* Begin Dataset extract *

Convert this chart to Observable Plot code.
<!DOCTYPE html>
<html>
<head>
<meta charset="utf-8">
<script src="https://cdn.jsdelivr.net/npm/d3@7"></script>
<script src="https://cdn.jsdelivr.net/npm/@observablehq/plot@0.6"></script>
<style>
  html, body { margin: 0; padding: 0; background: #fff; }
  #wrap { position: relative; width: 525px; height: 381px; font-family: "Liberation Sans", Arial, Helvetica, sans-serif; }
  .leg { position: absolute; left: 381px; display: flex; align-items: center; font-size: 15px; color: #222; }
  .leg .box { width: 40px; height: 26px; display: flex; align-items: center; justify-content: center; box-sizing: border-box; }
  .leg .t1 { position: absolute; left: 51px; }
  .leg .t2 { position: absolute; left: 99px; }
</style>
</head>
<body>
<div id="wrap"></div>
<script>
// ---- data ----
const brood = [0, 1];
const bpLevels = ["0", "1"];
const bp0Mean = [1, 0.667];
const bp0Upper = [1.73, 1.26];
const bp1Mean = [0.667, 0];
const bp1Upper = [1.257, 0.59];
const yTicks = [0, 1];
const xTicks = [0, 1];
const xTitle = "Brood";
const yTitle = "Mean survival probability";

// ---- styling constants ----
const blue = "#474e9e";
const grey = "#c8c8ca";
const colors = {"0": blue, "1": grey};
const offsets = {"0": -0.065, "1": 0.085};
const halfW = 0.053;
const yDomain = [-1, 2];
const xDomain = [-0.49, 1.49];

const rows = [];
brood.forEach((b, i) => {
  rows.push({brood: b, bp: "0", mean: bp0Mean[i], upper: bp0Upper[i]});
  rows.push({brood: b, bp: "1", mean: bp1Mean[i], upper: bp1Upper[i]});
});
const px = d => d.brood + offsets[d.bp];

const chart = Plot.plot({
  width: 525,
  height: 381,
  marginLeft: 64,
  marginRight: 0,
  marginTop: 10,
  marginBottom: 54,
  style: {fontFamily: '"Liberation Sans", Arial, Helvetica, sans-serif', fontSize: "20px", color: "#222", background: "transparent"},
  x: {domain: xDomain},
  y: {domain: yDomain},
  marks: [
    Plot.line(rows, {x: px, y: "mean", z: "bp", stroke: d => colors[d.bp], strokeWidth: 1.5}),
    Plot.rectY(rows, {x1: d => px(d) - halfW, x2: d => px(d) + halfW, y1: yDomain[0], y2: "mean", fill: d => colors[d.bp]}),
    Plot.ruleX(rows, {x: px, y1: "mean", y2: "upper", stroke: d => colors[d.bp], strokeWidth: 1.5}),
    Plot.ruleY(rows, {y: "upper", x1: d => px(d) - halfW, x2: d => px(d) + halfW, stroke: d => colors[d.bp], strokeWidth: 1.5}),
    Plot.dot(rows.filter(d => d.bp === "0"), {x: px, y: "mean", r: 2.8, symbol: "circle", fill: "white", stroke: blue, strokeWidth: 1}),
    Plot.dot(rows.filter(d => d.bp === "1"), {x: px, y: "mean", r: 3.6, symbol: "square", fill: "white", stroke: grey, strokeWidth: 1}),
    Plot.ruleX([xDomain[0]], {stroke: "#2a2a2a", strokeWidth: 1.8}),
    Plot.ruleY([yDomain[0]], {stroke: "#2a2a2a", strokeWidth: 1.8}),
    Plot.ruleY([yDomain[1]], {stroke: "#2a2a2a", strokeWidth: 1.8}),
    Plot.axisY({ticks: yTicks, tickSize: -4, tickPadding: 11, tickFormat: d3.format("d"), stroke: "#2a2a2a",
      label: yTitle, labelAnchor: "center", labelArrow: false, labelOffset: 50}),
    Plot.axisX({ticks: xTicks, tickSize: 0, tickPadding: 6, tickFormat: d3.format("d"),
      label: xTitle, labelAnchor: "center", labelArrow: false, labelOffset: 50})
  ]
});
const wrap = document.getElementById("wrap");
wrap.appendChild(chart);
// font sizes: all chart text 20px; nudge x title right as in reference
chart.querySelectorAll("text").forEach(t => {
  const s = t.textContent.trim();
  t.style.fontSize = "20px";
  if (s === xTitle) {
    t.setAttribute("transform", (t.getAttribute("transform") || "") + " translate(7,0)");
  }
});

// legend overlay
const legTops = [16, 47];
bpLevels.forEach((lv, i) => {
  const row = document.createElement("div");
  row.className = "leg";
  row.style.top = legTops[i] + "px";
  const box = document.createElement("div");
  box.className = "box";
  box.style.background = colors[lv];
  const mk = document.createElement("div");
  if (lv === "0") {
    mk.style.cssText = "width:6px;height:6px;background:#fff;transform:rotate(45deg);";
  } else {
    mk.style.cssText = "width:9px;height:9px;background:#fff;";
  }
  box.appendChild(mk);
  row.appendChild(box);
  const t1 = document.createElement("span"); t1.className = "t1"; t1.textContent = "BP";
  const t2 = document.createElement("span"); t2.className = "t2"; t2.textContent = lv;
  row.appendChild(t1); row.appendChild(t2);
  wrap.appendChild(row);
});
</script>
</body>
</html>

* End Dataset extract *
* Begin Dataset extract *

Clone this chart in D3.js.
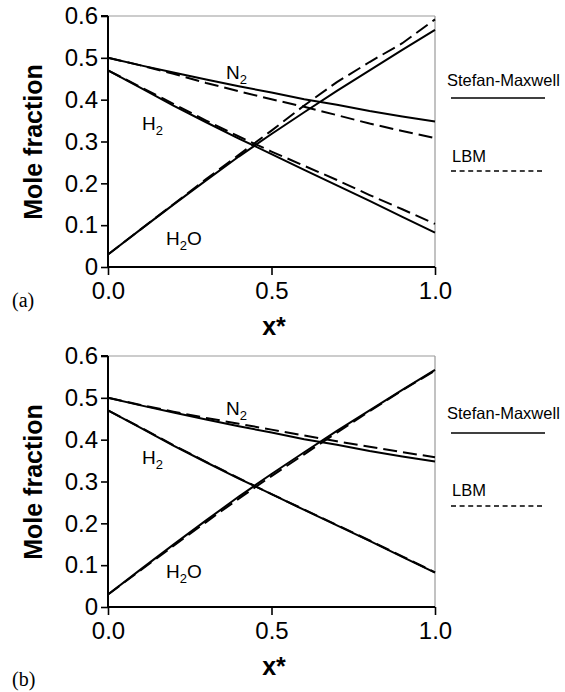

* End Dataset extract *

* Problem description *
From the entries above, extract only the lines running from the one containing "Convert this chart to Observable Plot code." through the one containing "const px = d => d.brood + offsets[d.bp];", inclusive.

* Solution to the problem *
Convert this chart to Observable Plot code.
<!DOCTYPE html>
<html>
<head>
<meta charset="utf-8">
<script src="https://cdn.jsdelivr.net/npm/d3@7"></script>
<script src="https://cdn.jsdelivr.net/npm/@observablehq/plot@0.6"></script>
<style>
  html, body { margin: 0; padding: 0; background: #fff; }
  #wrap { position: relative; width: 525px; height: 381px; font-family: "Liberation Sans", Arial, Helvetica, sans-serif; }
  .leg { position: absolute; left: 381px; display: flex; align-items: center; font-size: 15px; color: #222; }
  .leg .box { width: 40px; height: 26px; display: flex; align-items: center; justify-content: center; box-sizing: border-box; }
  .leg .t1 { position: absolute; left: 51px; }
  .leg .t2 { position: absolute; left: 99px; }
</style>
</head>
<body>
<div id="wrap"></div>
<script>
// ---- data ----
const brood = [0, 1];
const bpLevels = ["0", "1"];
const bp0Mean = [1, 0.667];
const bp0Upper = [1.73, 1.26];
const bp1Mean = [0.667, 0];
const bp1Upper = [1.257, 0.59];
const yTicks = [0, 1];
const xTicks = [0, 1];
const xTitle = "Brood";
const yTitle = "Mean survival probability";

// ---- styling constants ----
const blue = "#474e9e";
const grey = "#c8c8ca";
const colors = {"0": blue, "1": grey};
const offsets = {"0": -0.065, "1": 0.085};
const halfW = 0.053;
const yDomain = [-1, 2];
const xDomain = [-0.49, 1.49];

const rows = [];
brood.forEach((b, i) => {
  rows.push({brood: b, bp: "0", mean: bp0Mean[i], upper: bp0Upper[i]});
  rows.push({brood: b, bp: "1", mean: bp1Mean[i], upper: bp1Upper[i]});
});
const px = d => d.brood + offsets[d.bp];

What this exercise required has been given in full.